I do not intend to weary the House by going into all the five conditions which we have laid down. They were very fully dealt with by my right hon. Friend yesterday. For that reason, I do not propose to repeat what he said about E.F.T.A., and I hope that the House will excuse my hurrying rather rapidly over the subject of agriculture on which last night we had a conscientious, valiant and even informative speech by the Minister of Agriculture. We were all grateful to him for the trouble he took to explain these very difficult problems.

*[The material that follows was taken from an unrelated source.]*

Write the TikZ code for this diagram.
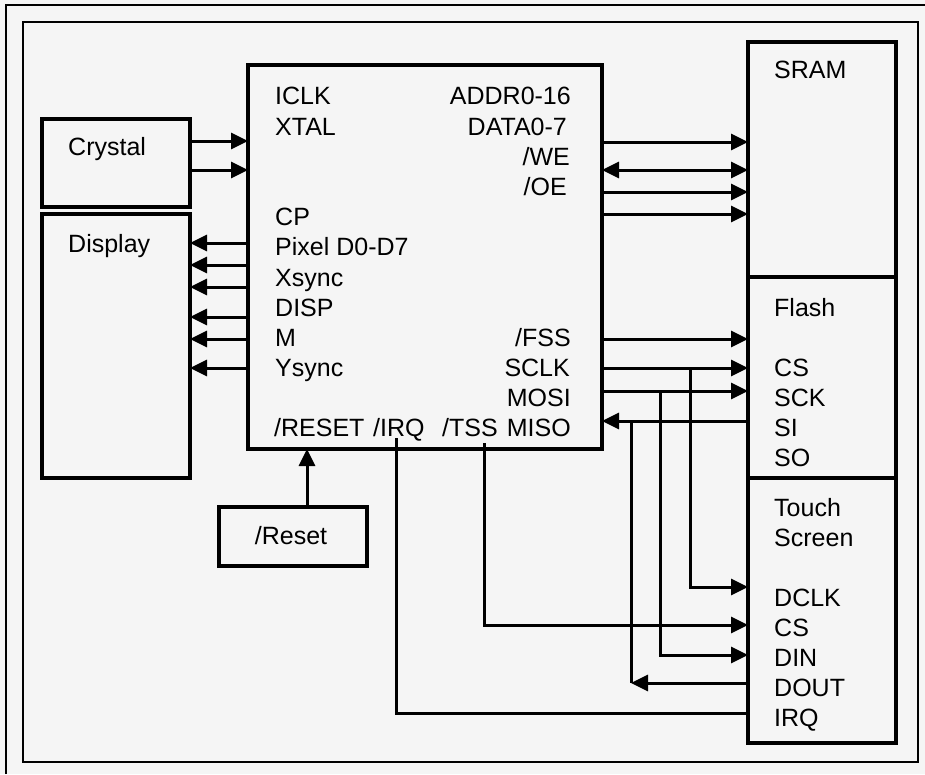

Perhaps the right hon. Gentleman will forgive me for drawing a contrast between his speech and that of the Lord Privy Seal. Whereas the Lord Privy Seal said that he would not deal with confidential matters which were subject to negotiations, the Minister of Agriculture drew aside the veil for us and in ringing tones proclaimed his views of what should emerge from the negotiations. The Lord Privy Seal has talked in terms of problems to be solved—he is a cautious man—but the Minister of Agriculture has talked in terms of categorical imperatives and other things which must be accepted in the negotiations. This, that or the other thing must be done, whether in terms of price reviews or the safeguarding of horticultural imports and the rest. They are brave words. Have they any gold backing? Have the Six agreed, and what happens if they do not? We are, of course, grateful for his elucidation of these mysteries of the E.E.C. agricultural agreements and the distinction—he called it sophisticated— between target prices, import prices, guide prices, threshold prices, sluicegate prices, reference prices, intervention prices and the rest—I am not claiming to be exhaustive. His intervention on this was very helpful, but the plain truth is —[Interruption.]—does the hon. Member for the Isle of Ely (Sir H. Legge-Bourke) understand these things?